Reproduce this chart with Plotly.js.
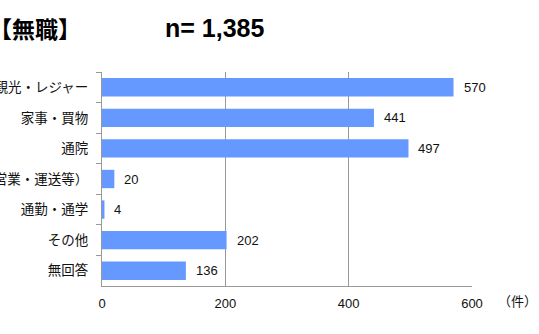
<!DOCTYPE html>
<html>
<head>
<meta charset="utf-8">
<script src="https://cdn.plot.ly/plotly-3.0.1.min.js"></script>
<style>html,body{margin:0;padding:0;background:#fff;}#chart{width:539px;height:334px;}</style>
</head>
<body>
<div id="chart"></div>
<script>
const categories = ["観光・レジャー", "家事・買物", "通院", "業務（営業・運送等）", "通勤・通学", "その他", "無回答"];
const counts = [570, 441, 497, 20, 4, 202, 136];
const xTicks = [0, 200, 400, 600];
const titleText = "【無職】";
const nText = "n= 1,385";
const unitText = "（件）";

const font = "'Noto Sans CJK JP', 'Noto Sans', sans-serif";
const numFont = "'Liberation Sans', Arial, 'Noto Sans CJK JP', sans-serif";

const trace = {
  type: "bar",
  orientation: "h",
  y: categories,
  x: counts,
  marker: {color: "#6699FF", line: {width: 0}},
  width: 0.6,
  hoverinfo: "none"
};

const annotations = categories.map((c, i) => ({
  x: counts[i], y: c, xref: "x", yref: "y",
  text: String(counts[i]), showarrow: false,
  xanchor: "left", xshift: 8,
  bgcolor: "#ffffff", borderpad: 1,
  font: {family: numFont, size: 13, color: "#111"}
}));

annotations.push({
  xref: "paper", yref: "paper", x: -0.31, y: 1.205,
  xanchor: "left", yanchor: "middle", showarrow: false,
  text: "<b>" + titleText + "</b>",
  font: {family: font, size: 23, color: "#000"}
});
annotations.push({
  xref: "paper", yref: "paper", x: 0.165, y: 1.205,
  xanchor: "left", yanchor: "middle", showarrow: false,
  text: "<b>" + nText + "</b>",
  font: {family: numFont, size: 25, color: "#000"}
});
annotations.push({
  xref: "paper", yref: "paper", x: 1.065, y: -0.07,
  xanchor: "left", yanchor: "middle", showarrow: false,
  text: unitText,
  font: {family: font, size: 13, color: "#111"}
});

const layout = {
  width: 539, height: 334,
  margin: {l: 102, r: 67, t: 72, b: 48, pad: 0},
  paper_bgcolor: "#fff", plot_bgcolor: "#fff",
  showlegend: false,
  font: {family: font, color: "#111"},
  xaxis: {
    range: [0, 600], tickvals: xTicks, ticktext: xTicks.map(String),
    showgrid: true, gridcolor: "#999", gridwidth: 1,
    zeroline: false, showline: true, linecolor: "#999", linewidth: 1,
    ticks: "inside", ticklen: 4, tickcolor: "#999",
    tickfont: {family: numFont, size: 13, color: "#111"},
    ticklabelstandoff: 5, fixedrange: true
  },
  yaxis: {
    type: "category", autorange: "reversed",
    showline: true, linecolor: "#999", linewidth: 1,
    ticks: "outside", ticklen: 5, tickcolor: "#999", tickson: "boundaries",
    showgrid: false, zeroline: false,
    tickfont: {family: font, size: 13.5, color: "#111"},
    ticklabelstandoff: 10, fixedrange: true
  },
  annotations: annotations
};

Plotly.newPlot("chart", [trace], layout, {displayModeBar: false, staticPlot: true});
</script>
</body>
</html>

Task brief ▸
Quote all the lines above exactly as given. Do not include the pictures.

Task solution ▸
Reproduce this chart with Plotly.js.
<!DOCTYPE html>
<html>
<head>
<meta charset="utf-8">
<script src="https://cdn.plot.ly/plotly-3.0.1.min.js"></script>
<style>html,body{margin:0;padding:0;background:#fff;}#chart{width:539px;height:334px;}</style>
</head>
<body>
<div id="chart"></div>
<script>
const categories = ["観光・レジャー", "家事・買物", "通院", "業務（営業・運送等）", "通勤・通学", "その他", "無回答"];
const counts = [570, 441, 497, 20, 4, 202, 136];
const xTicks = [0, 200, 400, 600];
const titleText = "【無職】";
const nText = "n= 1,385";
const unitText = "（件）";

const font = "'Noto Sans CJK JP', 'Noto Sans', sans-serif";
const numFont = "'Liberation Sans', Arial, 'Noto Sans CJK JP', sans-serif";

const trace = {
  type: "bar",
  orientation: "h",
  y: categories,
  x: counts,
  marker: {color: "#6699FF", line: {width: 0}},
  width: 0.6,
  hoverinfo: "none"
};

const annotations = categories.map((c, i) => ({
  x: counts[i], y: c, xref: "x", yref: "y",
  text: String(counts[i]), showarrow: false,
  xanchor: "left", xshift: 8,
  bgcolor: "#ffffff", borderpad: 1,
  font: {family: numFont, size: 13, color: "#111"}
}));

annotations.push({
  xref: "paper", yref: "paper", x: -0.31, y: 1.205,
  xanchor: "left", yanchor: "middle", showarrow: false,
  text: "<b>" + titleText + "</b>",
  font: {family: font, size: 23, color: "#000"}
});
annotations.push({
  xref: "paper", yref: "paper", x: 0.165, y: 1.205,
  xanchor: "left", yanchor: "middle", showarrow: false,
  text: "<b>" + nText + "</b>",
  font: {family: numFont, size: 25, color: "#000"}
});
annotations.push({
  xref: "paper", yref: "paper", x: 1.065, y: -0.07,
  xanchor: "left", yanchor: "middle", showarrow: false,
  text: unitText,
  font: {family: font, size: 13, color: "#111"}
});

const layout = {
  width: 539, height: 334,
  margin: {l: 102, r: 67, t: 72, b: 48, pad: 0},
  paper_bgcolor: "#fff", plot_bgcolor: "#fff",
  showlegend: false,
  font: {family: font, color: "#111"},
  xaxis: {
    range: [0, 600], tickvals: xTicks, ticktext: xTicks.map(String),
    showgrid: true, gridcolor: "#999", gridwidth: 1,
    zeroline: false, showline: true, linecolor: "#999", linewidth: 1,
    ticks: "inside", ticklen: 4, tickcolor: "#999",
    tickfont: {family: numFont, size: 13, color: "#111"},
    ticklabelstandoff: 5, fixedrange: true
  },
  yaxis: {
    type: "category", autorange: "reversed",
    showline: true, linecolor: "#999", linewidth: 1,
    ticks: "outside", ticklen: 5, tickcolor: "#999", tickson: "boundaries",
    showgrid: false, zeroline: false,
    tickfont: {family: font, size: 13.5, color: "#111"},
    ticklabelstandoff: 10, fixedrange: true
  },
  annotations: annotations
};

Plotly.newPlot("chart", [trace], layout, {displayModeBar: false, staticPlot: true});
</script>
</body>
</html>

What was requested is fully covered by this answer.